By Brooke McCoy
Think back to what second grade math is like.
“You probably remember worksheets, memorization of facts and only one way to solve a particular problem,” said Stephanie Smith, a teacher education professor at BYU.
Smith volunteers teaching math at Canyon Crest Elementary, in Provo, in a research and community service project that also assists her in her BYU teaching responsibility.
Her students look like regular second graders with missing teeth and swimming suits under their Osh Kosh B’gosh clothes, but they are already learning to understand negative numbers and multiplication.
“People ask me, ‘Is this class advanced?’ No, but these students are having experiences that help them understand mathematics, and more children can understand these ideas much earlier if they have the appropriate ideas,” Smith said.

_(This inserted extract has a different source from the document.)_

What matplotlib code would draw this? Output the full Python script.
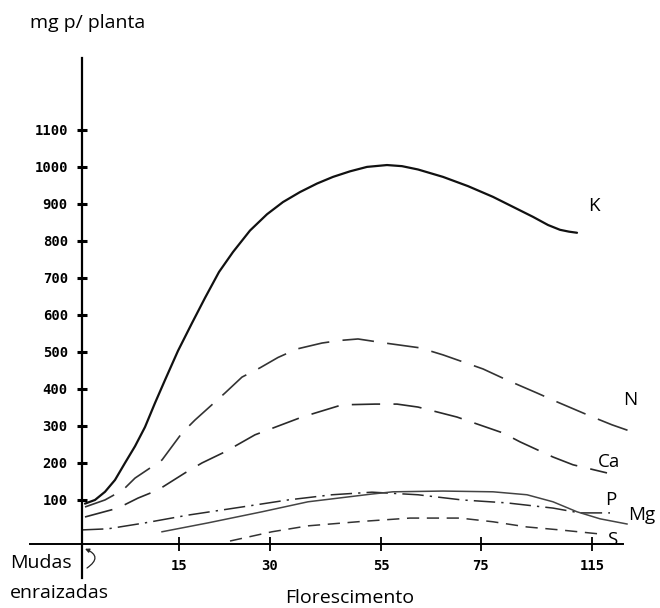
import matplotlib
matplotlib.use("Agg")
import matplotlib.pyplot as plt

# x positions are in horizontal chart units (axis ticks are unevenly spaced in the original)
tick_pos = [0.97, 1.88, 2.99, 3.99, 5.10]
tick_labels = ["15", "30", "55", "75", "115"]
y_ticks = [100, 200, 300, 400, 500, 600, 700, 800, 900, 1000, 1100]

k_x = [0.03, 0.13, 0.23, 0.33, 0.43, 0.53, 0.63, 0.73, 0.83, 0.96, 1.10, 1.23, 1.37, 1.51, 1.68, 1.85,
       2.01, 2.18, 2.35, 2.51, 2.68, 2.85, 3.05, 3.20, 3.36, 3.61, 3.86, 4.11, 4.31, 4.51, 4.66, 4.78, 4.87, 4.95]
k_y = [90, 100, 122, 154, 200, 245, 297, 362, 424, 503, 578, 646, 716, 770, 828, 872,
       905, 932, 955, 973, 988, 1000, 1005, 1002, 993, 973, 948, 919, 892, 865, 843, 830, 825, 822]

n_x = [0.03, 0.23, 0.41, 0.53, 0.80, 1.00, 1.13, 1.43, 1.60, 1.78, 1.96, 2.15, 2.40, 2.58, 2.76, 3.03,
       3.38, 3.61, 4.01, 4.25, 4.55, 4.75, 5.08, 5.30, 5.48]
n_y = [81, 100, 127, 159, 208, 281, 316, 389, 432, 457, 485, 508, 524, 531, 535, 524,
       511, 492, 454, 424, 389, 365, 327, 303, 286]

ca_x = [0.03, 0.36, 0.56, 0.76, 1.03, 1.20, 1.43, 1.73, 2.20, 2.60, 2.93, 3.15, 3.36, 3.75, 4.21, 4.38,
        4.71, 4.91, 5.25]
ca_y = [54, 78, 105, 127, 173, 200, 230, 276, 324, 357, 359, 359, 351, 324, 281, 257,
        216, 195, 173]

p_x = [0.0, 0.26, 0.63, 1.06, 1.60, 2.06, 2.50, 2.90, 3.36, 3.80, 4.25, 4.71, 4.98, 5.28]
p_y = [19, 22, 38, 59, 81, 100, 114, 121, 114, 100, 92, 78, 65, 65]

mg_x = [0.80, 1.26, 1.80, 2.26, 2.90, 3.11, 3.61, 4.11, 4.45, 4.71, 4.95, 5.18, 5.45]
mg_y = [14, 38, 68, 95, 116, 122, 124, 122, 114, 95, 68, 49, 35]

s_x = [1.48, 1.90, 2.26, 2.80, 3.28, 3.78, 4.11, 4.45, 4.78, 5.18]
s_y = [-11, 14, 30, 42, 51, 51, 41, 27, 19, 8]

labels = ["K", "N", "Ca", "P", "Mg", "S"]
label_x = [5.06, 5.41, 5.16, 5.23, 5.46, 5.25]
label_y = [895, 370, 203, 100, 59, -8]

plt.rcParams["font.family"] = ["Open Sans", "DejaVu Sans"]

fig = plt.figure(figsize=(6.6, 6.08), dpi=100)
ax = fig.add_axes([0, 0, 1, 1])
ax.set_xlim(-0.82, 5.78)
ax.set_ylim(-192, 1451)
ax.patch.set_alpha(0)

for s in ["top", "right"]:
    ax.spines[s].set_visible(False)
ax.spines["left"].set_position(("data", 0))
ax.spines["left"].set_bounds(-111, 1295)
ax.spines["left"].set_linewidth(1.6)
ax.spines["bottom"].set_position(("data", -18))
ax.spines["bottom"].set_bounds(-0.52, 5.41)
ax.spines["bottom"].set_linewidth(1.4)

mono = {"family": "DejaVu Sans Mono", "weight": "bold", "size": 10}
ax.set_yticks(y_ticks)
ax.set_yticklabels([str(v) for v in y_ticks], fontdict=mono)
ax.set_xticks(tick_pos)
ax.set_xticklabels(tick_labels, fontdict=mono)
ax.tick_params(axis="y", direction="inout", length=6.5, width=2.2, pad=7)
ax.tick_params(axis="x", direction="inout", length=9.5, width=1.3, pad=6)

ax.plot(k_x, k_y, color="#111111", lw=1.6, solid_capstyle="round", solid_joinstyle="round")
ax.plot(n_x, n_y, color="#333333", lw=1.2, dashes=(19, 8))
ax.plot(ca_x, ca_y, color="#2a2a2a", lw=1.2, dashes=(17, 8))
ax.plot(p_x, p_y, color="#2a2a2a", lw=1.1, dashes=(14, 4, 1.5, 4))
ax.plot(mg_x, mg_y, color="#444444", lw=1.1)
ax.plot(s_x, s_y, color="#333333", lw=1.1, dashes=(8, 5))

for t, lx, ly in zip(labels, label_x, label_y):
    ax.text(lx, ly, t, fontsize=13.5, ha="left", va="center")

ax.text(-0.52, 1390, "mg p/ planta", fontsize=14, ha="left", va="center")
ax.text(-0.72, -70, "Mudas", fontsize=14, ha="left", va="center")
ax.text(-0.72, -151, "enraizadas", fontsize=14, ha="left", va="center")
ax.text(2.03, -165, "Florescimento", fontsize=14, ha="left", va="center")

ax.annotate("", xy=(0.03, -32), xytext=(0.05, -84),
            arrowprops=dict(arrowstyle="-|>", lw=0.9, color="#222222",
                            mutation_scale=6, shrinkA=0, shrinkB=0,
                            connectionstyle="arc3,rad=0.9"))

fig.savefig("out.png", dpi=100)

Smith is conducting a six-year-long study that will track the same students’ math education. This is her second year, so Smith will be their math teacher for the next four years.
Meeting this year in a corner of the library, Smith’s class sits four or five to a table. Each table is equipped with tools such as blocks and counting frames that students can use to support their problem solving.
Some of her students are still using physical models, while others have invented other means for computing solutions.
Smith doesn’t tell them what to do.
“When I was observing these kids during first grade, they developed foundations for multiplication and factoring,” said Smith’s daughter, Debra Smith, a senior from Provo, majoring in elementary education.
“Now they have ways of writing number sentences with multiplication. Last year they also had a debate about whether zero was a number.”
One of Smith’s second graders, Romy, said that it was fun to figure out mathematics.
“It’s really fun to see other people’s strategies that are like yours,” said Michon, a second grader in Smith’s class.
The majority of the class agreed that math was easy. The approach empowers the children with flexibility, and understanding that they demonstrate through their various representations, Smith said.
The results of this longitudinal study will provide another view of what it means to know and understand mathematics, Smith said.
“We are really going to make some waves,” she said.
Smith said that this is the first study of its length that will watch children, not the teachers.
But her students score about the same as their peers on Utah State exams.
The exams give a picture of a child’s ability and understanding of mathematics, but not the whole picture, Smith said.
Because the emphasis is on performance, teachers are going to teach their students the method that will help them score high on the test, said Ray Morgan, principal of Canyon Crest Elementary.
Provo School District has adopted a mathematics curriculum that allows teachers to teach Smith’s new reform method with the traditional method, Smith said.
“The goal is to integrate it in the whole state,” she said.
Tuesday, May 23, Smith’s students last day of class, ended with a mathematics scavenger hunt.
“The students are being taught by someone who’s very knowledgeable in her field and also teaching in her field,” Morgan said.
“Parents were wary because it was new. I told them if we wanted to make progress we can’t always do things the same way,” he said.
The parents are now some of her biggest supporters, Smith said.